- _Instruction_: Below are records to repeat exactly. Omit the pictures from the copy.

[Items from a data source]
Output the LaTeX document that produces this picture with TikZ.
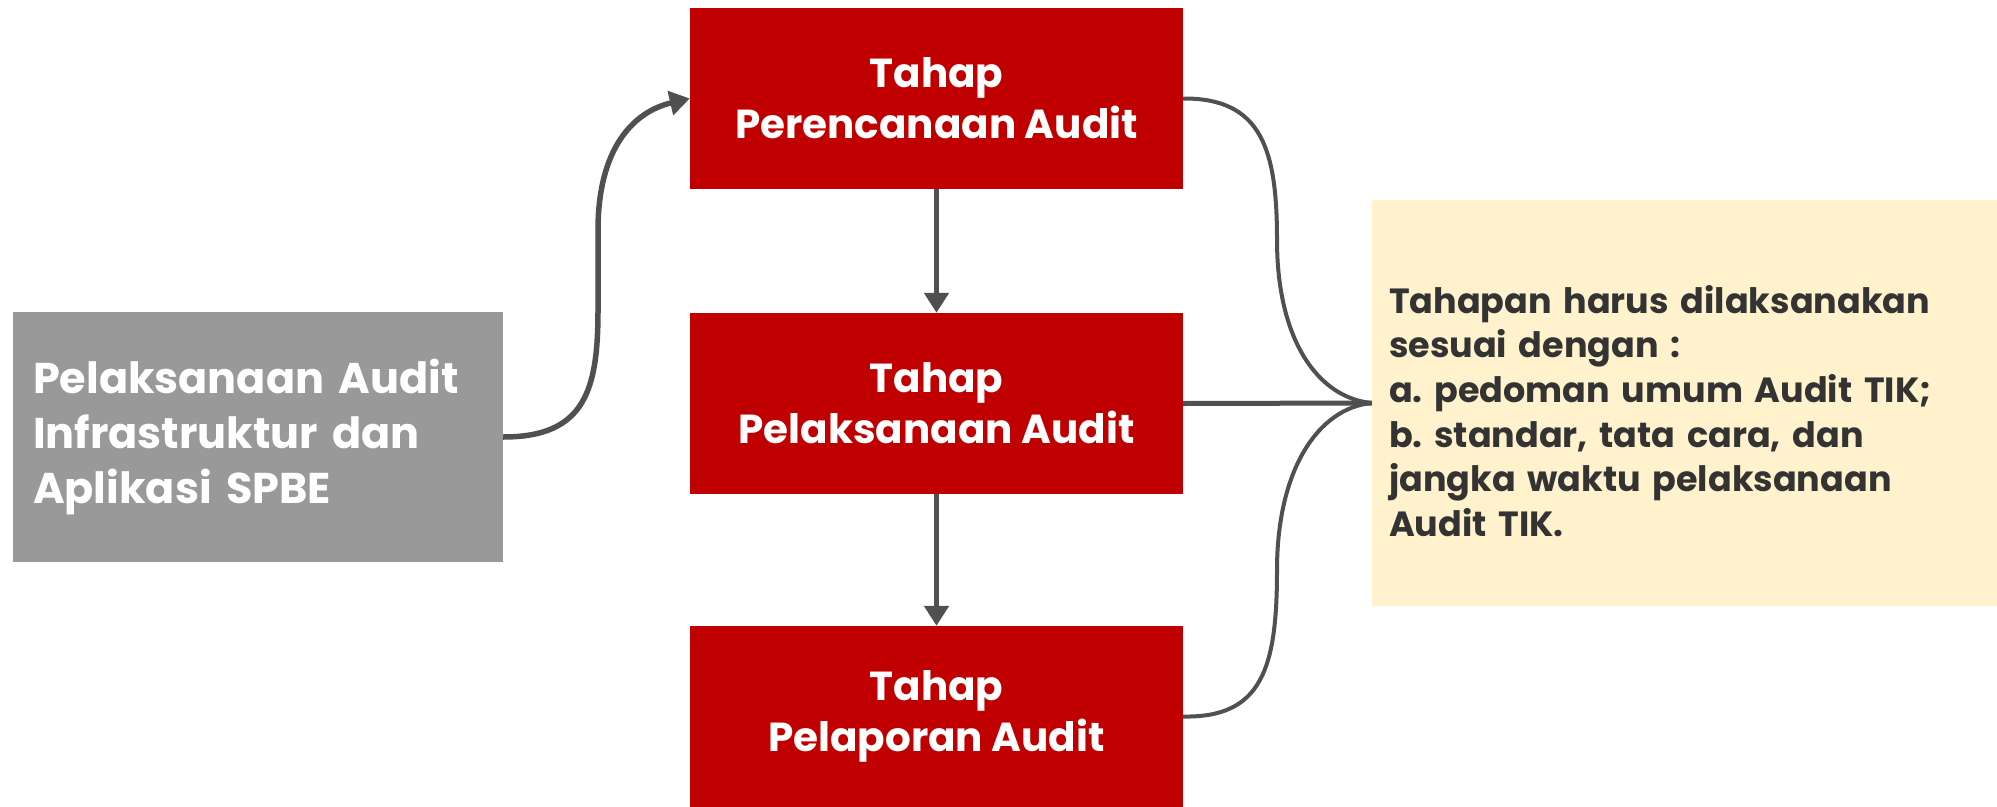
\documentclass[tikz,border=0pt]{standalone}
\usepackage{fontspec}
\setmainfont{Poppins}
\usetikzlibrary{arrows.meta}
\definecolor{boxred}{HTML}{C00000}
\definecolor{boxgray}{HTML}{999999}
\definecolor{noteyellow}{HTML}{FFF2CC}
\definecolor{conncol}{HTML}{505050}
\definecolor{notetext}{HTML}{333333}
\begin{document}
\frenchspacing
\begin{tikzpicture}[x=1pt,y=-1pt,
  redbox/.style={fill=boxred, text=white, minimum width=493pt, minimum height=181pt, align=center, inner sep=0pt,
     font=\fontsize{40.5}{51}\selectfont\bfseries},
  graybox/.style={fill=boxgray, text=white, minimum height=250pt, text width=450pt, inner xsep=20pt, inner ysep=0pt, align=left,
     font=\fontsize{43}{55}\selectfont\bfseries},
  notebox/.style={fill=noteyellow, minimum width=625pt, minimum height=406pt, inner sep=0pt},
  notetxt/.style={text=notetext, text width=591pt, inner sep=0pt, align=left,
     font=\fontsize{35}{44.6}\selectfont\bfseries},
  arr/.style={draw=conncol, line width=5.5pt, -{Triangle[width=24pt,length=20pt]}},
  brace/.style={draw=conncol, line width=4pt}]
\useasboundingbox (0,0) rectangle (1997,806);
\fill[white] (0,0) rectangle (1997,806);
\node[redbox] (r1) at (936.5,98.5) {Tahap\\Perencanaan Audit};
\node[redbox] (r2) at (936.5,403.5) {Tahap\\Pelaksanaan Audit};
\node[redbox] (r3) at (936.5,716.5) {Tahap\\Pelaporan Audit};
\node[graybox] (g) at (258,437) {Pelaksanaan Audit\\Infrastruktur dan\\Aplikasi SPBE};
\node[notebox] (n) at (1684.5,403) {};
\node[notetxt] (nt) at (1684.5,411) {Tahapan harus dilaksanakan\\sesuai dengan :\\a. pedoman umum Audit TIK;\\b. standar, tata cara, dan\\jangka waktu pelaksanaan\\Audit TIK.};
\draw[arr] (g.east) .. controls (585,437) and (598,390) .. (598,310) -- (598,230) .. controls (598,150) and (632,112) .. (r1.west);
\draw[arr] (r1.south) -- (r2.north);
\draw[arr] (r2.south) -- (r3.north);
\draw[brace] (r1.east) .. controls (1262,98) and (1277,150) .. (1277,240) .. controls (1277,340) and (1318,398) .. (n.west);
\draw[brace] (r3.east) .. controls (1262,718) and (1277,668) .. (1277,570) .. controls (1277,470) and (1318,408) .. (n.west);
\draw[brace, line width=5pt] (r2.east) -- (n.west);
\end{tikzpicture}
\end{document}
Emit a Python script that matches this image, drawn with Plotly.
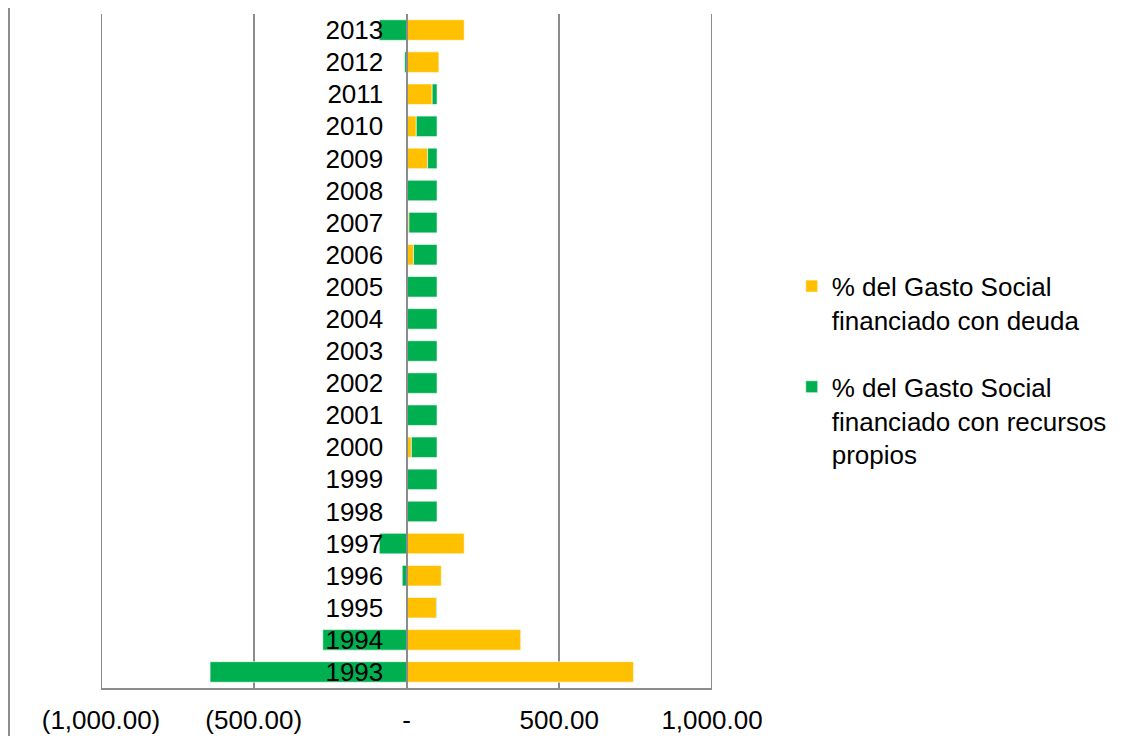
import plotly.graph_objects as go

years = [str(y) for y in range(1993, 2014)]
deuda = [743, 374, 98, 114, 189, 0, 0, 16, 0, 0, 0, 0, 0, 23, 8, 0, 69, 32, 84, 106, 189]
propios = [-643, -274, 2, -14, -89, 100, 100, 84, 100, 100, 100, 100, 100, 77, 92, 100, 31, 68, 16, -6, -89]

tick_vals = [-1000, -500, 0, 500, 1000]
tick_text = ["(1,000.00)", "(500.00)", "-", "500.00", "1,000.00"]

GRID = "#8c8c8c"
FONT = "Liberation Sans, Arial, sans-serif"

fig = go.Figure()
fig.add_trace(go.Bar(
    y=years, x=deuda, orientation="h", name="% del Gasto Social<br>financiado con deuda",
    marker=dict(color="#FFC000", line=dict(color="white", width=0.6)), legendgroup="a"))
fig.add_trace(go.Bar(
    y=years, x=propios, orientation="h",
    name="% del Gasto Social<br>financiado con recursos<br>propios",
    marker=dict(color="#00B050", line=dict(color="white", width=0.6)), legendgroup="b"))

# page body has an 8px margin, so the figure is sized to fit inside it
fig.update_layout(
    barmode="relative", bargap=0.36,
    width=1113, height=728,
    margin=dict(l=93, r=409, t=6, b=48, autoexpand=False),
    paper_bgcolor="white", plot_bgcolor="white",
    font=dict(family=FONT, size=26, color="black"),
    legend=dict(x=1.1305, y=0.631, xanchor="left", yanchor="top",
                traceorder="grouped", tracegroupgap=30, valign="top",
                font=dict(size=26), itemclick=False),
    xaxis=dict(range=[-1000, 1000], tickvals=tick_vals, ticktext=tick_text,
               showgrid=True, gridcolor=GRID, gridwidth=2, zeroline=False,
               showline=True, linecolor=GRID, linewidth=2, ticks="",
               ticklabelstandoff=8, tickfont=dict(size=26), automargin=False),
    yaxis=dict(type="category", anchor="free", position=0.5,
               showgrid=False, zeroline=False, showline=True,
               linecolor=GRID, linewidth=2, ticks="",
               ticklabelstandoff=17, tickfont=dict(size=26),
               layer="above traces", automargin=False),
    shapes=[
        dict(type="line", xref="paper", yref="paper",
             x0=-0.1506, x1=-0.1506, y0=-0.2, y1=1.05,
             line=dict(color=GRID, width=2)),
        dict(type="line", xref="x", yref="paper", x0=-1000, x1=-1000,
             y0=0, y1=1, line=dict(color=GRID, width=2)),
        dict(type="line", xref="x", yref="paper", x0=1000, x1=1000,
             y0=0, y1=1, line=dict(color=GRID, width=2)),
    ],
)

fig.write_html("out.html")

- _Solution to this problem_:
Output the LaTeX document that produces this picture with TikZ.
\documentclass[tikz,border=0pt]{standalone}
\usepackage{fontspec}
\setmainfont{Poppins}
\usetikzlibrary{arrows.meta}
\definecolor{boxred}{HTML}{C00000}
\definecolor{boxgray}{HTML}{999999}
\definecolor{noteyellow}{HTML}{FFF2CC}
\definecolor{conncol}{HTML}{505050}
\definecolor{notetext}{HTML}{333333}
\begin{document}
\frenchspacing
\begin{tikzpicture}[x=1pt,y=-1pt,
  redbox/.style={fill=boxred, text=white, minimum width=493pt, minimum height=181pt, align=center, inner sep=0pt,
     font=\fontsize{40.5}{51}\selectfont\bfseries},
  graybox/.style={fill=boxgray, text=white, minimum height=250pt, text width=450pt, inner xsep=20pt, inner ysep=0pt, align=left,
     font=\fontsize{43}{55}\selectfont\bfseries},
  notebox/.style={fill=noteyellow, minimum width=625pt, minimum height=406pt, inner sep=0pt},
  notetxt/.style={text=notetext, text width=591pt, inner sep=0pt, align=left,
     font=\fontsize{35}{44.6}\selectfont\bfseries},
  arr/.style={draw=conncol, line width=5.5pt, -{Triangle[width=24pt,length=20pt]}},
  brace/.style={draw=conncol, line width=4pt}]
\useasboundingbox (0,0) rectangle (1997,806);
\fill[white] (0,0) rectangle (1997,806);
\node[redbox] (r1) at (936.5,98.5) {Tahap\\Perencanaan Audit};
\node[redbox] (r2) at (936.5,403.5) {Tahap\\Pelaksanaan Audit};
\node[redbox] (r3) at (936.5,716.5) {Tahap\\Pelaporan Audit};
\node[graybox] (g) at (258,437) {Pelaksanaan Audit\\Infrastruktur dan\\Aplikasi SPBE};
\node[notebox] (n) at (1684.5,403) {};
\node[notetxt] (nt) at (1684.5,411) {Tahapan harus dilaksanakan\\sesuai dengan :\\a. pedoman umum Audit TIK;\\b. standar, tata cara, dan\\jangka waktu pelaksanaan\\Audit TIK.};
\draw[arr] (g.east) .. controls (585,437) and (598,390) .. (598,310) -- (598,230) .. controls (598,150) and (632,112) .. (r1.west);
\draw[arr] (r1.south) -- (r2.north);
\draw[arr] (r2.south) -- (r3.north);
\draw[brace] (r1.east) .. controls (1262,98) and (1277,150) .. (1277,240) .. controls (1277,340) and (1318,398) .. (n.west);
\draw[brace] (r3.east) .. controls (1262,718) and (1277,668) .. (1277,570) .. controls (1277,470) and (1318,408) .. (n.west);
\draw[brace, line width=5pt] (r2.east) -- (n.west);
\end{tikzpicture}
\end{document}
Emit a Python script that matches this image, drawn with Plotly.
import plotly.graph_objects as go

years = [str(y) for y in range(1993, 2014)]
deuda = [743, 374, 98, 114, 189, 0, 0, 16, 0, 0, 0, 0, 0, 23, 8, 0, 69, 32, 84, 106, 189]
propios = [-643, -274, 2, -14, -89, 100, 100, 84, 100, 100, 100, 100, 100, 77, 92, 100, 31, 68, 16, -6, -89]

tick_vals = [-1000, -500, 0, 500, 1000]
tick_text = ["(1,000.00)", "(500.00)", "-", "500.00", "1,000.00"]

GRID = "#8c8c8c"
FONT = "Liberation Sans, Arial, sans-serif"

fig = go.Figure()
fig.add_trace(go.Bar(
    y=years, x=deuda, orientation="h", name="% del Gasto Social<br>financiado con deuda",
    marker=dict(color="#FFC000", line=dict(color="white", width=0.6)), legendgroup="a"))
fig.add_trace(go.Bar(
    y=years, x=propios, orientation="h",
    name="% del Gasto Social<br>financiado con recursos<br>propios",
    marker=dict(color="#00B050", line=dict(color="white", width=0.6)), legendgroup="b"))

# page body has an 8px margin, so the figure is sized to fit inside it
fig.update_layout(
    barmode="relative", bargap=0.36,
    width=1113, height=728,
    margin=dict(l=93, r=409, t=6, b=48, autoexpand=False),
    paper_bgcolor="white", plot_bgcolor="white",
    font=dict(family=FONT, size=26, color="black"),
    legend=dict(x=1.1305, y=0.631, xanchor="left", yanchor="top",
                traceorder="grouped", tracegroupgap=30, valign="top",
                font=dict(size=26), itemclick=False),
    xaxis=dict(range=[-1000, 1000], tickvals=tick_vals, ticktext=tick_text,
               showgrid=True, gridcolor=GRID, gridwidth=2, zeroline=False,
               showline=True, linecolor=GRID, linewidth=2, ticks="",
               ticklabelstandoff=8, tickfont=dict(size=26), automargin=False),
    yaxis=dict(type="category", anchor="free", position=0.5,
               showgrid=False, zeroline=False, showline=True,
               linecolor=GRID, linewidth=2, ticks="",
               ticklabelstandoff=17, tickfont=dict(size=26),
               layer="above traces", automargin=False),
    shapes=[
        dict(type="line", xref="paper", yref="paper",
             x0=-0.1506, x1=-0.1506, y0=-0.2, y1=1.05,
             line=dict(color=GRID, width=2)),
        dict(type="line", xref="x", yref="paper", x0=-1000, x1=-1000,
             y0=0, y1=1, line=dict(color=GRID, width=2)),
        dict(type="line", xref="x", yref="paper", x0=1000, x1=1000,
             y0=0, y1=1, line=dict(color=GRID, width=2)),
    ],
)

fig.write_html("out.html")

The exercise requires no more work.